As things stand at the moment, the only viable way forward for Johnson is either to call a general election earlier rather than later (with a totally unpredictable outcome) or run down to the clock - then call for a general election as a sort of ‘confirmatory vote’ or ‘final say’. After all, would a new elected Labour government really cancel a Brexit that has already taken place or immediately agitate to rejoin the EU? Clearly, events could go in all manner of different directions. It is, for example, far from impossible that the monarch, seeing Johnson loose in parliament, might be advised to choose someone to head a national government.

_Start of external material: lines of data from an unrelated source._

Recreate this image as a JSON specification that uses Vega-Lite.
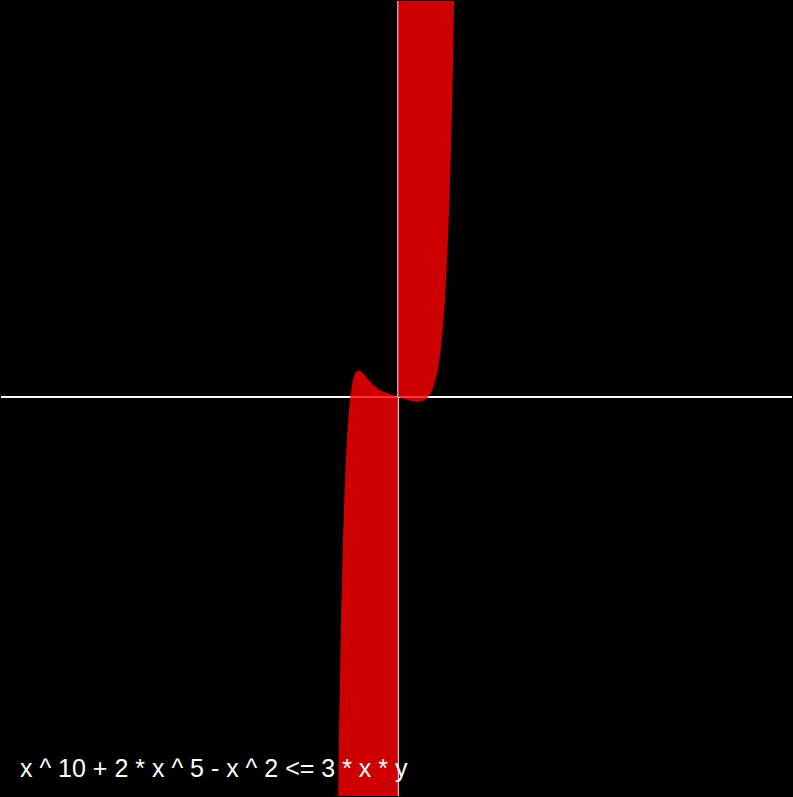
{
  "$schema": "https://vega.github.io/schema/vega-lite/v6.json",
  "width": 793,
  "height": 797,
  "autosize": {"type": "fit", "contains": "padding"},
  "padding": 0,
  "background": "#000000",
  "config": {"view": {"stroke": null}},
  "datasets": {
    "curve": [
      {"side": "L", "x": -1.55, "f": -12.849},
      {"side": "L", "x": -1.5, "f": -8.939},
      {"side": "L", "x": -1.45, "f": -6.014},
      {"side": "L", "x": -1.4, "f": -3.859},
      {"side": "L", "x": -1.35, "f": -2.3},
      {"side": "L", "x": -1.3, "f": -1.1974},
      {"side": "L", "x": -1.25, "f": -0.4393},
      {"side": "L", "x": -1.2, "f": 0.0625},
      {"side": "L", "x": -1.15, "f": 0.3738},
      {"side": "L", "x": -1.1, "f": 0.5568},
      {"side": "L", "x": -1.05, "f": 0.6458},
      {"side": "L", "x": -1.0, "f": 0.6667},
      {"side": "L", "x": -0.95, "f": 0.6459},
      {"side": "L", "x": -0.9, "f": 0.6083},
      {"side": "L", "x": -0.8, "f": 0.495},
      {"side": "L", "x": -0.7, "f": 0.38},
      {"side": "L", "x": -0.6, "f": 0.283},
      {"side": "L", "x": -0.5, "f": 0.2077},
      {"side": "L", "x": -0.4, "f": 0.1503},
      {"side": "L", "x": -0.3, "f": 0.1054},
      {"side": "L", "x": -0.2, "f": 0.0677},
      {"side": "L", "x": -0.1, "f": 0.0334},
      {"side": "L", "x": 0.0, "f": 0.0},
      {"side": "R", "x": 0.0, "f": 0.0},
      {"side": "R", "x": 0.1, "f": -0.0333},
      {"side": "R", "x": 0.2, "f": -0.0656},
      {"side": "R", "x": 0.3, "f": -0.0946},
      {"side": "R", "x": 0.4, "f": -0.1162},
      {"side": "R", "x": 0.5, "f": -0.1243},
      {"side": "R", "x": 0.6, "f": -0.1102},
      {"side": "R", "x": 0.7, "f": -0.0598},
      {"side": "R", "x": 0.8, "f": 0.0511},
      {"side": "R", "x": 0.9, "f": 0.2665},
      {"side": "R", "x": 1.0, "f": 0.6667},
      {"side": "R", "x": 1.05, "f": 0.9741},
      {"side": "R", "x": 1.1, "f": 1.3954},
      {"side": "R", "x": 1.15, "f": 1.9545},
      {"side": "R", "x": 1.2, "f": 2.7023},
      {"side": "R", "x": 1.25, "f": 3.6945},
      {"side": "R", "x": 1.3, "f": 5.0056},
      {"side": "R", "x": 1.35, "f": 6.729},
      {"side": "R", "x": 1.4, "f": 8.981},
      {"side": "R", "x": 1.45, "f": 11.908}
    ],
    "axes": [{"v": 0}],
    "label": [{"x": -9.56, "y": -9.56, "text": "x ^ 10 + 2 * x ^ 5 - x ^ 2 <= 3 * x * y"}]
  },
  "layer": [
    {
      "data": {"name": "axes"},
      "mark": {"type": "rule", "color": "#ffffff", "strokeWidth": 1.5},
      "encoding": {
        "x": {"field": "v", "type": "quantitative", "scale": {"domain": [-10.04, 9.96], "nice": false, "zero": false}, "axis": null}
      }
    },
    {
      "data": {"name": "axes"},
      "mark": {"type": "rule", "color": "#ffffff", "strokeWidth": 2},
      "encoding": {
        "y": {"field": "v", "type": "quantitative", "scale": {"domain": [-10.04, 9.96], "nice": false, "zero": false}, "axis": null}
      }
    },
    {
      "data": {"name": "curve"},
      "transform": [{"filter": "datum.side === 'R'"}],
      "mark": {"type": "area", "color": "#ff0000", "opacity": 0.8, "clip": true, "interpolate": "monotone"},
      "encoding": {
        "x": {"field": "x", "type": "quantitative"},
        "y": {"field": "f", "type": "quantitative"},
        "y2": {"datum": 12}
      }
    },
    {
      "data": {"name": "curve"},
      "transform": [{"filter": "datum.side === 'L'"}],
      "mark": {"type": "area", "color": "#ff0000", "opacity": 0.8, "clip": true, "interpolate": "monotone"},
      "encoding": {
        "x": {"field": "x", "type": "quantitative"},
        "y": {"field": "f", "type": "quantitative"},
        "y2": {"datum": -12}
      }
    },
    {
      "data": {"name": "label"},
      "mark": {"type": "text", "color": "#ffffff", "font": "Liberation Sans", "fontSize": 25, "align": "left", "baseline": "alphabetic"},
      "encoding": {
        "x": {"field": "x", "type": "quantitative"},
        "y": {"field": "y", "type": "quantitative"},
        "text": {"field": "text"}
      }
    }
  ]
}
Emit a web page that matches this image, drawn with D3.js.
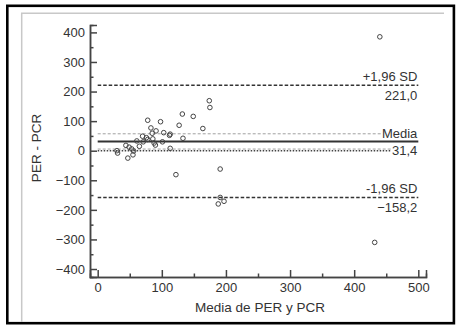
<!DOCTYPE html>
<html>
<head>
<meta charset="utf-8">
<script src="https://cdn.jsdelivr.net/npm/d3@7"></script>
<style>
  body { margin: 0; background: #fff; }
  text { font-family: "Liberation Sans", Arial, sans-serif; fill: #333; }
</style>
</head>
<body>
<svg id="chart" width="461" height="329"></svg>
<script>
// Bland-Altman data: mean of both methods vs difference
var meanVals = [30, 31, 44, 47, 49, 53, 55, 56, 61, 65, 70, 71, 76, 78, 78, 83, 85, 86, 88, 90,
  91, 98, 101, 103, 112, 113, 113, 122, 127, 132, 133, 149, 164, 174, 175, 191, 191, 188, 197, 432, 440];
var diffVals = [0, -8, 18, -25, 12, 6, -14, -1, 33, 15, 49, 30, 44, 103, 38, 77, 59, 40, 26, 19,
  67, 98, 30, 61, 52, 56, 8, -81, 86, 124, 42, 116, 75, 169, 146, -62, -158, -180, -171, -310, 385];

var meanDiff = 31.4;
var upperLoA = 221.0;
var lowerLoA = -158.2;
var ciMean = [5.6, 57.2];

var xTicks = [0, 100, 200, 300, 400, 500];
var yTicks = [-400, -300, -200, -100, 0, 100, 200, 300, 400];

var svg = d3.select("#chart");

// outer frame + light inner edges
svg.append("rect")
  .attr("x", 7.3).attr("y", 5.8).attr("width", 446.6).attr("height", 317.4)
  .attr("fill", "none").attr("stroke", "#000").attr("stroke-width", 2.6);
svg.append("path")
  .attr("d", "M21.7,322 V13.3 H444")
  .attr("fill", "none").attr("stroke", "#c8c8c8").attr("stroke-width", 1.5);

// set the ranges
var x = d3.scaleLinear().domain([-12, 512]).range([90, 426]);
var y = d3.scaleLinear().domain([-427, 425]).range([277, 25]);

var x0 = x(0), x1 = x(500);

// axes (ticks point inward)
var yAxis = svg.append("g")
  .attr("transform", "translate(" + x(-12) + ",0)")
  .call(d3.axisLeft(y).tickValues(yTicks).tickSize(-7).tickPadding(5)
    .tickFormat(d3.format("d")));
var yMinor = svg.append("g")
  .attr("transform", "translate(" + x(-12) + ",0)")
  .call(d3.axisLeft(y).tickValues(d3.range(-350, 400, 100)).tickSize(-3.5).tickFormat(""));

var xAxis = svg.append("g")
  .attr("transform", "translate(0," + y(-427) + ")")
  .call(d3.axisBottom(x).tickValues(xTicks).tickSize(-7).tickPadding(6));
var xMinor = svg.append("g")
  .attr("transform", "translate(0," + y(-427) + ")")
  .call(d3.axisBottom(x).tickValues(d3.range(50, 500, 100)).tickSize(-3.5).tickFormat(""));

[yAxis, yMinor, xAxis, xMinor].forEach(function (g) {
  g.selectAll("path, line").attr("stroke", "#444").attr("stroke-width", 1.5);
  g.selectAll("text").style("font-size", "13px").attr("fill", "#333");
});

// axis titles
svg.append("text")
  .attr("x", 260).attr("y", 311.5)
  .attr("text-anchor", "middle")
  .style("font-size", "13.5px")
  .text("Media de PER y PCR");
svg.append("text")
  .attr("transform", "translate(40.5,148) rotate(-90)")
  .attr("text-anchor", "middle")
  .style("font-size", "13.5px")
  .text("PER - PCR");

// reference lines
function hline(v, stroke, width, dash) {
  svg.append("line")
    .attr("x1", x0).attr("x2", x1)
    .attr("y1", y(v)).attr("y2", y(v))
    .attr("stroke", stroke).attr("stroke-width", width)
    .attr("stroke-dasharray", dash);
}
hline(ciMean[1], "#a0a0a0", 1, "3,2");
hline(ciMean[0], "#a0a0a0", 1, "3,2");
hline(0, "#444", 1.5, "1.5,1.5");
hline(upperLoA, "#333", 1.5, "3.5,2");
hline(lowerLoA, "#333", 1.5, "3.5,2");

var fmt = function (v) { return d3.format(".1f")(v).replace(".", ","); };

function label(txt, baseline, bg) {
  var t = svg.append("text")
    .attr("x", x1 - 1).attr("y", baseline)
    .attr("text-anchor", "end")
    .style("font-size", "13px")
    .text(txt);
  if (bg) {
    var b = t.node().getBBox();
    svg.insert("rect", function () { return t.node(); })
      .attr("x", b.x - 1).attr("y", b.y + 1.5)
      .attr("width", b.width + 3).attr("height", b.height - 3)
      .attr("fill", "#fff");
  }
  return t;
}

label("+1,96 SD", y(upperLoA) - 4.5);
label(fmt(upperLoA), y(upperLoA) + 14.5);
label("-1,96 SD", y(lowerLoA) - 4.5);
label(fmt(lowerLoA), y(lowerLoA) + 14.5);
label("Media", y(meanDiff) - 3.8, true);
label(fmt(meanDiff), y(meanDiff) + 13.5, true);

// mean line
hline(meanDiff, "#333", 2, null);

// points
svg.append("g").selectAll("circle")
  .data(meanVals)
  .enter().append("circle")
  .attr("cx", function (d) { return x(d); })
  .attr("cy", function (d, i) { return y(diffVals[i]); })
  .attr("r", 2.3)
  .attr("fill", "none")
  .attr("stroke", "#444")
  .attr("stroke-width", 1);
</script>
</body>
</html>
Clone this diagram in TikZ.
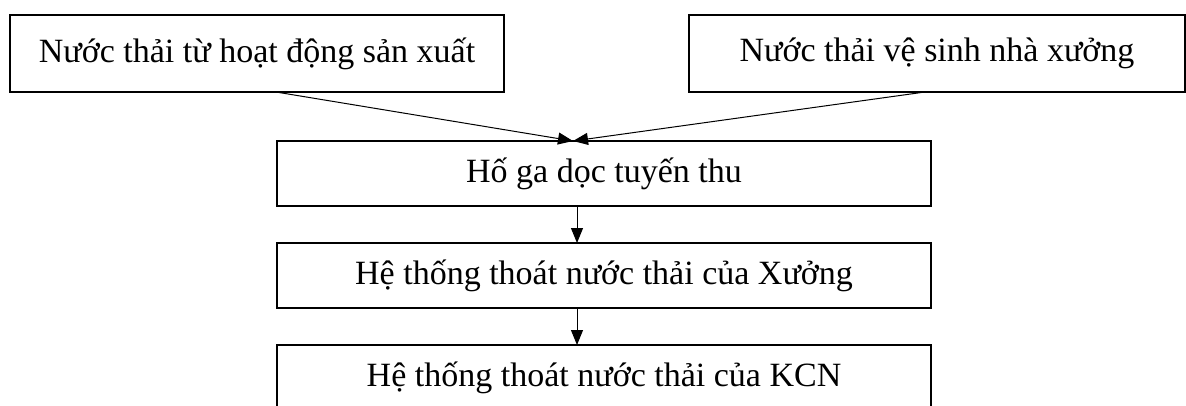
\documentclass[tikz,border=0pt]{standalone}
\usepackage{fontspec}
\setmainfont{Liberation Serif}
\usetikzlibrary{positioning,arrows.meta}

\begin{document}
\begin{tikzpicture}[
  x=1pt, y=-1pt,
  node distance=37pt,
  box/.style={draw, line width=1.5pt, minimum height=65pt, minimum width=654pt, inner sep=0pt, outer sep=0pt, font=\fontsize{34}{40}\selectfont},
  src/.style={box, minimum height=77pt},
  arrow/.style={-{Triangle[length=15pt, width=12pt]}, line width=1pt}
]
\useasboundingbox (0,0) rectangle (1186,405);

% two sources on top
\node[src, minimum width=494pt] (sx) at (257,53.5) {Nước thải từ hoạt động sản xuất};
\node[src, minimum width=496pt] (vs) at (937,53.5) {Nước thải vệ sinh nhà xưởng};

% collecting chain
\node[box] (hoga) at (604,173.5) {Hố ga dọc tuyến thu};
\node[box, below=of hoga] (xuong) {Hệ thống thoát nước thải của Xưởng};
\node[box, below=of xuong] (kcn) {Hệ thống thoát nước thải của KCN};

\coordinate (join) at ([xshift=-31pt]hoga.north);
\draw[arrow] ([xshift=19pt]sx.south) -- (join);
\draw[arrow] ([xshift=-12pt]vs.south) -- (join);
\draw[arrow] ([xshift=-27pt]hoga.south) -- ([xshift=-27pt]xuong.north);
\draw[arrow] ([xshift=-27pt]xuong.south) -- ([xshift=-27pt]kcn.north);
\end{tikzpicture}
\end{document}
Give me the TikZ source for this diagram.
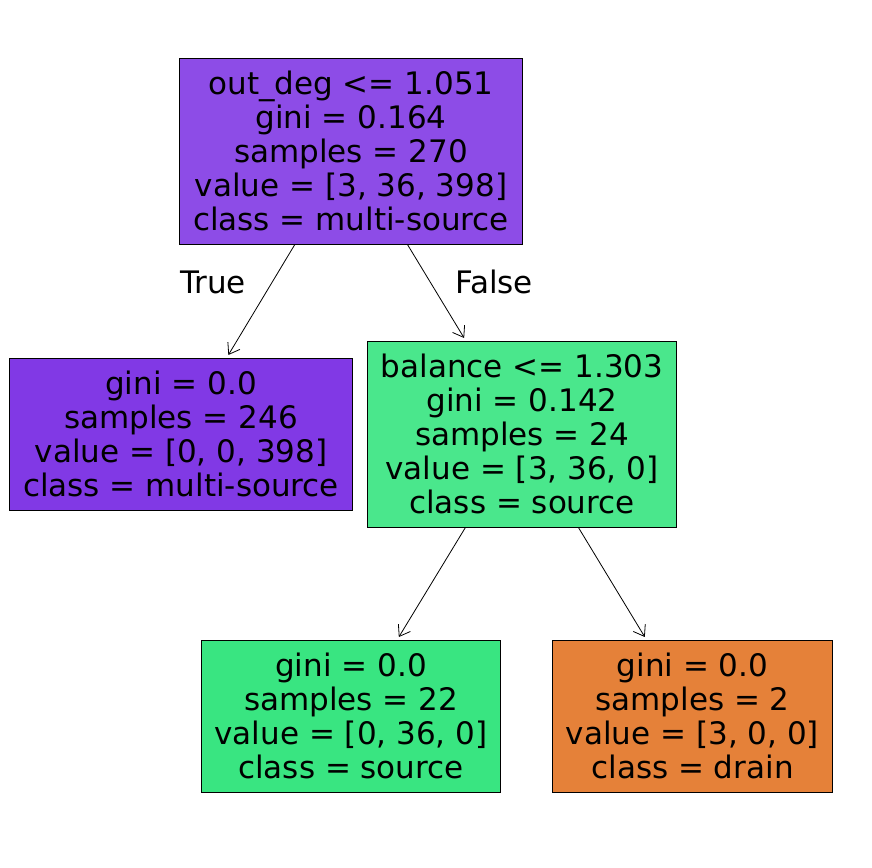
\documentclass[tikz,border=0pt]{standalone}
\usepackage{fontspec}
\setmainfont{DejaVu Sans}
\usepackage{tikz}
\usetikzlibrary{arrows.meta}
\definecolor{purplefull}{RGB}{129,57,229}
\definecolor{purplemix}{RGB}{141,76,231}
\definecolor{greenfull}{RGB}{57,229,129}
\definecolor{greenmix}{RGB}{74,231,140}
\definecolor{orangefull}{RGB}{229,129,57}
\tikzset{  treebox/.style={draw,line width=0.9pt,align=center,inner xsep=13.5pt,inner ysep=13pt,font=\fontsize{31}{34}\selectfont} }
\tikzset{  edgelabel/.style={font=\fontsize{31}{34}\selectfont} }

\begin{document}
\begin{tikzpicture}[x=1pt,y=-1pt,-{Straight Barb[length=10pt,width=14pt]},line width=0.8pt]
   \useasboundingbox (0,0) rectangle (872,867);
   \node[treebox,fill=purplemix] (root) at (351,151) {out\_deg <= 1.051\\gini = 0.164\\samples = 270\\value = [3, 36, 398]\\class = multi-source};
   \node[treebox,fill=purplefull] (left) at (181,434) {gini = 0.0\\samples = 246\\value = [0, 0, 398]\\class = multi-source};
   \node[treebox,fill=greenmix] (right) at (522,434) {balance <= 1.303\\gini = 0.142\\samples = 24\\value = [3, 36, 0]\\class = source};
   \node[treebox,fill=greenfull] (rl) at (351,716) {gini = 0.0\\samples = 22\\value = [0, 36, 0]\\class = source};
   \node[treebox,fill=orangefull] (rr) at (692.5,716) {gini = 0.0\\samples = 2\\value = [3, 0, 0]\\class = drain};
   \node[edgelabel] (true) at (213,282) {True};
   \node[edgelabel] (false) at (494,282) {False};
   \draw[shorten >=3pt] (root) -- (left);
   \draw[shorten >=3pt] (root) -- (right);
   \draw[shorten >=3pt] (right) -- (rl);
   \draw[shorten >=3pt] (right) -- (rr);
  \end{tikzpicture}
\end{document}
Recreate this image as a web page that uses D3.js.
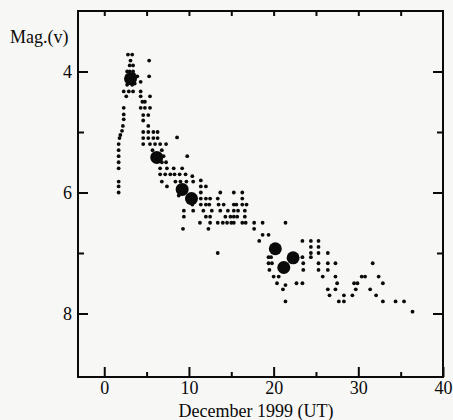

Under these volatile conditions, it is absolutely essential for communists to remind the left that the constitution matters. Working class politics is not just about strikes and demonstrations, however militant, but about making political demands for far-going democratic reform: getting rid of the monarchy, House of Lords, the presidential prime minister, established church, standing army and all the rest of that crap.